**SET PROBLEM:**
Scan the data below for the string "React". Copy every line where it appears.

**Dataset items:**
Start
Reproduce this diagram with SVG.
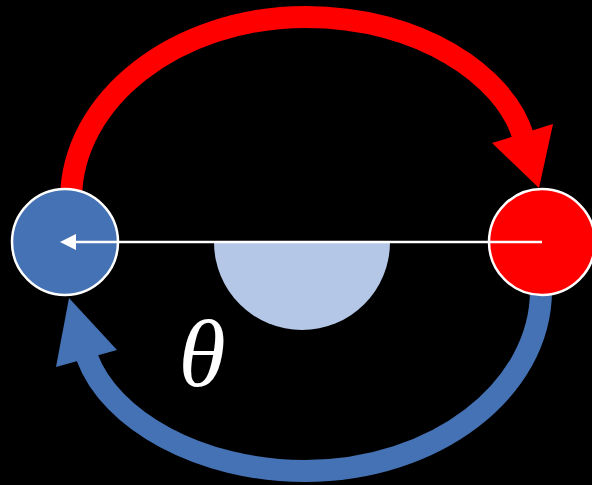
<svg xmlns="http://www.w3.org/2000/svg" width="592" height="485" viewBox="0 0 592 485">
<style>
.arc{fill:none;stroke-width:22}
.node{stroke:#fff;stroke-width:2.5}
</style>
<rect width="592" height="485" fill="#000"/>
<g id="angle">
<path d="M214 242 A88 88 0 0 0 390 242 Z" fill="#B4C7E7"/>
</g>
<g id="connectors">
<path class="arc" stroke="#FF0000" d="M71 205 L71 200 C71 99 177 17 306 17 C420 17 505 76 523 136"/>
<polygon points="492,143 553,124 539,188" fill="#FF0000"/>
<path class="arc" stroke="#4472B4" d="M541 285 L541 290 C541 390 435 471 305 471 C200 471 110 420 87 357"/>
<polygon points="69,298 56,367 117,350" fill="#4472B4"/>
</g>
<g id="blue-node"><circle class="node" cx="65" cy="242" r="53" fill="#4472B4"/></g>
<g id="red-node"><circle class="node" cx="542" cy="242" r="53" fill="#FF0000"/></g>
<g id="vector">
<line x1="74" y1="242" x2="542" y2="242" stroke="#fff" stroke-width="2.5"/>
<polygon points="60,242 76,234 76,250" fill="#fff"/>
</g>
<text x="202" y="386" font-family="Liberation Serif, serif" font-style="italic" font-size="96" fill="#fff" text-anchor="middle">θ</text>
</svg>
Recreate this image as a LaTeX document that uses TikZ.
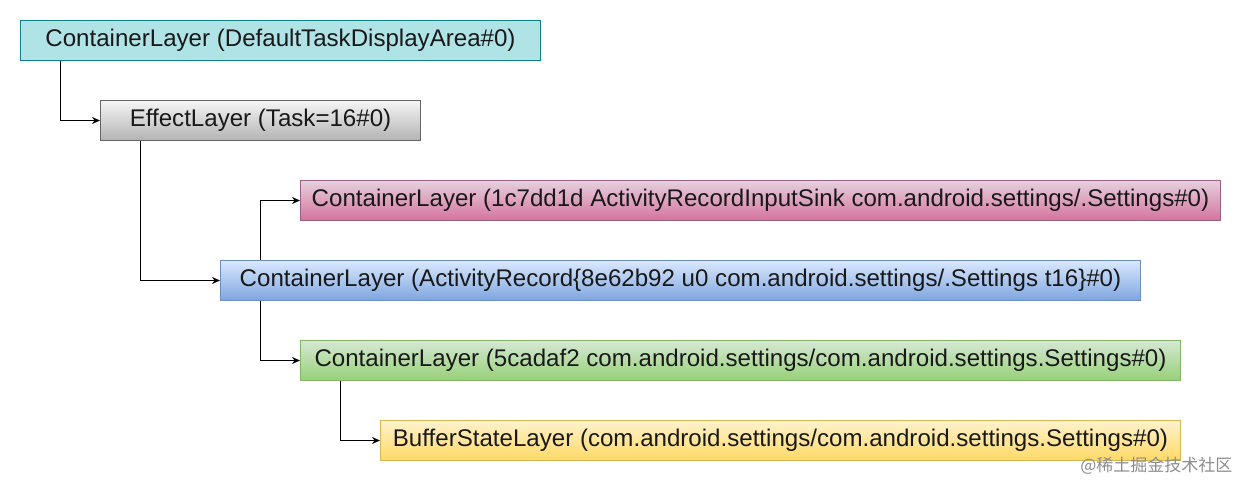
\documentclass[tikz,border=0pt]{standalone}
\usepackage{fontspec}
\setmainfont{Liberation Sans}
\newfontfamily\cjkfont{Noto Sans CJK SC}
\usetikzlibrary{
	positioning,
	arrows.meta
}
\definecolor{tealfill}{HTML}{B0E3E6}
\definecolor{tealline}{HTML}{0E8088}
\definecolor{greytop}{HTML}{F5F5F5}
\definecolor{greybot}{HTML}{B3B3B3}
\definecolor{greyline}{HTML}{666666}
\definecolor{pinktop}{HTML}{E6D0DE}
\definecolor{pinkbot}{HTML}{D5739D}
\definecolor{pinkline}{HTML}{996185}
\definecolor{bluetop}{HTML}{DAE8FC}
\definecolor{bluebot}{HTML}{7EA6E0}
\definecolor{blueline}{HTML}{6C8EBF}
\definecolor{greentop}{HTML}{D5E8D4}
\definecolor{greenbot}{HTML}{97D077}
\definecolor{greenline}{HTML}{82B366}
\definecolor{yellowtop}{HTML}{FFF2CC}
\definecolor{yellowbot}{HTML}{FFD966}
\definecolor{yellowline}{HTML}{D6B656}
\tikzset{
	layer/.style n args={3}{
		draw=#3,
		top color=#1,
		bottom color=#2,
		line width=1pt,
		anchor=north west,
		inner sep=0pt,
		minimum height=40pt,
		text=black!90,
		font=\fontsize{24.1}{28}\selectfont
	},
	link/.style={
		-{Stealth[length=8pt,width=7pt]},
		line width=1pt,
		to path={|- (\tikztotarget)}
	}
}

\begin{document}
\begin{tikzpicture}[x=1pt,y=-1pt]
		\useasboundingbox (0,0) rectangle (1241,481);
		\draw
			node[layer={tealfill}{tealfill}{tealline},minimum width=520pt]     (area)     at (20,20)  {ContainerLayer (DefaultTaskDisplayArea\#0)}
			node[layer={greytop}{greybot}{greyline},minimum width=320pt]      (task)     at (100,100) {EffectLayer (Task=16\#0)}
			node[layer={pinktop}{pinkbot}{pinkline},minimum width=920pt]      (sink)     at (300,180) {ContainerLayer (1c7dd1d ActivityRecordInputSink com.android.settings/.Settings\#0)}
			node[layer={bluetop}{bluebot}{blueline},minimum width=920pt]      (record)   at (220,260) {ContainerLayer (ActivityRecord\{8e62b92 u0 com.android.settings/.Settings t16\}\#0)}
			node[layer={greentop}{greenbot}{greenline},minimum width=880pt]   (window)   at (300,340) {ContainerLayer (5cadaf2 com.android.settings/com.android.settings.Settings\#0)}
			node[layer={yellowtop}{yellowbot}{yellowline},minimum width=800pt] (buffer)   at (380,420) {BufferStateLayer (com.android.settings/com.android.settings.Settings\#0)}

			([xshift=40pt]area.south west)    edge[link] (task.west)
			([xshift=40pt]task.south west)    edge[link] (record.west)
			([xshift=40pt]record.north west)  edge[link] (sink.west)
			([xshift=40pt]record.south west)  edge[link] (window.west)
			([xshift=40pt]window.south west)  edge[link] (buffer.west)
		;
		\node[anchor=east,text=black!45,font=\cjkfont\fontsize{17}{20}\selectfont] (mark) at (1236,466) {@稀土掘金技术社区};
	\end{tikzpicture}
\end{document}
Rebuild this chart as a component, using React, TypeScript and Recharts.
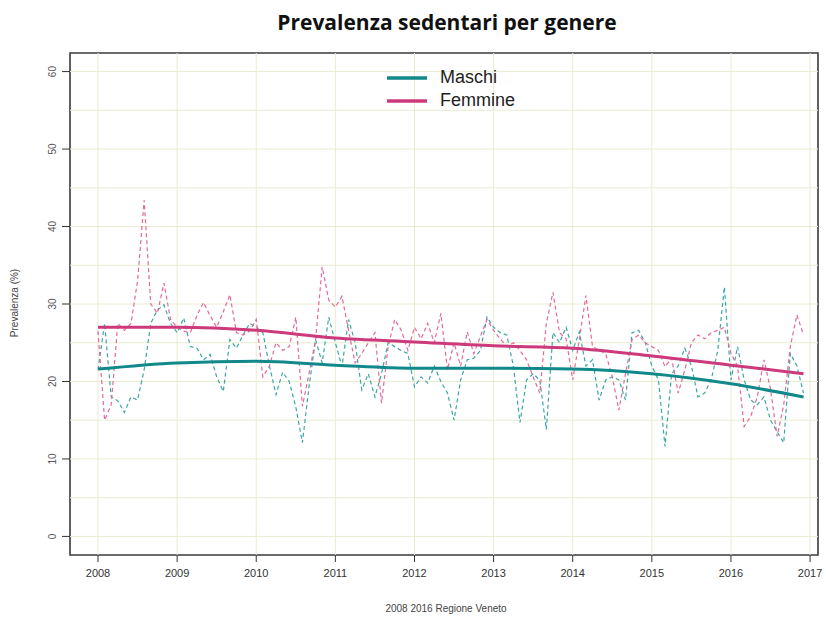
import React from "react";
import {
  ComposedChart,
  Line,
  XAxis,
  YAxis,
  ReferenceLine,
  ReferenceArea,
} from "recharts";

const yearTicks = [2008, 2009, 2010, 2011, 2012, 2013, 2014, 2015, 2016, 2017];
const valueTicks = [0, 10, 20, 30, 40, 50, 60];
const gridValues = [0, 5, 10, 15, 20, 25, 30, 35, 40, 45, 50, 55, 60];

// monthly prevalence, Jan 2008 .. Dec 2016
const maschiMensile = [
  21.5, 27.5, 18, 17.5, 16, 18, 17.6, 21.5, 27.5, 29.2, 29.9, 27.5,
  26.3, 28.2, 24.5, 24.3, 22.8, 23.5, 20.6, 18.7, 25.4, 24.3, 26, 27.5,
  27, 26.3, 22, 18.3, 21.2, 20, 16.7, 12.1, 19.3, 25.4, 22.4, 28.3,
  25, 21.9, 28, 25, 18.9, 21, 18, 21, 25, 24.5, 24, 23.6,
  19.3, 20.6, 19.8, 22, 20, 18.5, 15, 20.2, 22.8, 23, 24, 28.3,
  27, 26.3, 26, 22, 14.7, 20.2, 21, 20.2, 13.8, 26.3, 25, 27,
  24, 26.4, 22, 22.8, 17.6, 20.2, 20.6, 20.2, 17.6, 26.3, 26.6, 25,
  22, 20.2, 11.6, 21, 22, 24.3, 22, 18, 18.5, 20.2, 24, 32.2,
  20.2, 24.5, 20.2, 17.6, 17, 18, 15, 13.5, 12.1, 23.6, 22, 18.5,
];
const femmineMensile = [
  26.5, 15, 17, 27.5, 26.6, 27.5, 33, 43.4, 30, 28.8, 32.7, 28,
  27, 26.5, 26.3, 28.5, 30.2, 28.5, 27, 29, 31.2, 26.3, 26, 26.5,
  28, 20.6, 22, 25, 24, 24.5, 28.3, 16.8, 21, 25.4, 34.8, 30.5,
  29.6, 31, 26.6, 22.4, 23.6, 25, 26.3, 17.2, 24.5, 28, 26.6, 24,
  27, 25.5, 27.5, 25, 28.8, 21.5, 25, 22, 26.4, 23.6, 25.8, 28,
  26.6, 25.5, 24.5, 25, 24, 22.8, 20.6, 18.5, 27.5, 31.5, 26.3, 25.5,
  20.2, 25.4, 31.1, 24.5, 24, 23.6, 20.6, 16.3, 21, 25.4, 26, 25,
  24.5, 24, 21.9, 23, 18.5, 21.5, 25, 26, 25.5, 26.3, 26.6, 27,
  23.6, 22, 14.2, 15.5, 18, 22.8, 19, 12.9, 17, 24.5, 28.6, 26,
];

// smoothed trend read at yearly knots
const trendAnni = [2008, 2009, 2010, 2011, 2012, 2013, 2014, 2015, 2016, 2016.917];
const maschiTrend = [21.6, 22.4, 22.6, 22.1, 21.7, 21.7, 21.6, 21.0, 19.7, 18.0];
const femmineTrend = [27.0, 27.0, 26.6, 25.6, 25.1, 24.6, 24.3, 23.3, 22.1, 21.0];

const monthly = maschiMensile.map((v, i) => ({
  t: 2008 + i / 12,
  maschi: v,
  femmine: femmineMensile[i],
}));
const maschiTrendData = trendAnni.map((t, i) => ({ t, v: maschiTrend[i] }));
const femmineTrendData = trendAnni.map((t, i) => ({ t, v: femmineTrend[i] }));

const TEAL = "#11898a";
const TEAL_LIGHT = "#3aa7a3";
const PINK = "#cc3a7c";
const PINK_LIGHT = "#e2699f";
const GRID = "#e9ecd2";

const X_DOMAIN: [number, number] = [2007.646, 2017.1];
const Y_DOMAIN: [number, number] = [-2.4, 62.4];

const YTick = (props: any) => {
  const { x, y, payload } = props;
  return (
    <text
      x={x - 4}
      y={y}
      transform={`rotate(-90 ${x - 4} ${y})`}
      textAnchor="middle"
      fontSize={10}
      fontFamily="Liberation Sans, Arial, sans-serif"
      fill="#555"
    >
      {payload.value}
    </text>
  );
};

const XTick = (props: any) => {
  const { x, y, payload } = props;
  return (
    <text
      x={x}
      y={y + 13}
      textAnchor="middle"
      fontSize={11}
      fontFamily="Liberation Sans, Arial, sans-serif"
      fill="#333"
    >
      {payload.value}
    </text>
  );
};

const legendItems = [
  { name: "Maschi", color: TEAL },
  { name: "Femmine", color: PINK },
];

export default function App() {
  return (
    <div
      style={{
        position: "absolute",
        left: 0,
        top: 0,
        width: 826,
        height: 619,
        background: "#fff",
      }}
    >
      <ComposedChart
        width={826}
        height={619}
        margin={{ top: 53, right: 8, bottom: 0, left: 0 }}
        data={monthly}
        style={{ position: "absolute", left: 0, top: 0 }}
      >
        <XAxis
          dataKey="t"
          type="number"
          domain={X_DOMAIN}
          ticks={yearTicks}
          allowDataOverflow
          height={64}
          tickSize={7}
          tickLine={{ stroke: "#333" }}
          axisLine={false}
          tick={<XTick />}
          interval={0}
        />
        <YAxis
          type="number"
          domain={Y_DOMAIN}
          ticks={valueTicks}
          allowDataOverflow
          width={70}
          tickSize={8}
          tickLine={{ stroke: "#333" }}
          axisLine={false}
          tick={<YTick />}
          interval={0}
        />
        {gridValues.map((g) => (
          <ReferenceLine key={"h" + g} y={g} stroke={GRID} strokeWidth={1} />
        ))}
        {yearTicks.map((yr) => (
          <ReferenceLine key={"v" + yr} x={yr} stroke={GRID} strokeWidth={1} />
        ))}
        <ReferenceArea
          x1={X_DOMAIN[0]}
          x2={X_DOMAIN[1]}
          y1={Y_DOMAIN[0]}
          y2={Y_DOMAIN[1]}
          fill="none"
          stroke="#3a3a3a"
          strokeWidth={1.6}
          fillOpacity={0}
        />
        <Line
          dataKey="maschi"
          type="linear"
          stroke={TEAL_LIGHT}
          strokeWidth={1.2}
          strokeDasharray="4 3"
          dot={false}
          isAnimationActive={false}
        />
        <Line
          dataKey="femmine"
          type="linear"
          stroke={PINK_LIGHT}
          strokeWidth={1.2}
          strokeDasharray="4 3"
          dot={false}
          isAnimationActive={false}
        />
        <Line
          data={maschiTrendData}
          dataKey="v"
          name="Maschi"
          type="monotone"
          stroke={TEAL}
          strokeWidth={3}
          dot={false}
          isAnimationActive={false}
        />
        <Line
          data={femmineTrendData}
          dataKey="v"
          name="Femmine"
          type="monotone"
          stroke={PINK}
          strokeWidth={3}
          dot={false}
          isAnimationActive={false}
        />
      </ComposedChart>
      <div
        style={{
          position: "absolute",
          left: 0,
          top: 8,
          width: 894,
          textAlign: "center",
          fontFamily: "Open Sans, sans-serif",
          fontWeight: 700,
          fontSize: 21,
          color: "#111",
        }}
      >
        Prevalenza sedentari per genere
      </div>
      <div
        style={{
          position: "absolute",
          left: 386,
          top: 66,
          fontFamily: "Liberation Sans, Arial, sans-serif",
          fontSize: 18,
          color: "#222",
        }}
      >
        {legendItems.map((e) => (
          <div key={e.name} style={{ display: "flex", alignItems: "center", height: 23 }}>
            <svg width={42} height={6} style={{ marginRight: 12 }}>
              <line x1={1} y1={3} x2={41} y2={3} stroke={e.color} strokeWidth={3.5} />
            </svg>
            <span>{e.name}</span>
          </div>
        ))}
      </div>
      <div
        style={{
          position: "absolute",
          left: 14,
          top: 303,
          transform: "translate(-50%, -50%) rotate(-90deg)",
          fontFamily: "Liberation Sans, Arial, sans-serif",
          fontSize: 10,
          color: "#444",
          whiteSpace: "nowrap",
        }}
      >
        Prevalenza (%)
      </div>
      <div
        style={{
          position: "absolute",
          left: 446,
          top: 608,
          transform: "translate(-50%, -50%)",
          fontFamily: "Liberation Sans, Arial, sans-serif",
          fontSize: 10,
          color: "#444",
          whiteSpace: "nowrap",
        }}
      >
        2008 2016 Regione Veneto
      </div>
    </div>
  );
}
End
**RESULT FOR THIS EXERCISE:**
Rebuild this chart as a component, using React, TypeScript and Recharts.
import React from "react";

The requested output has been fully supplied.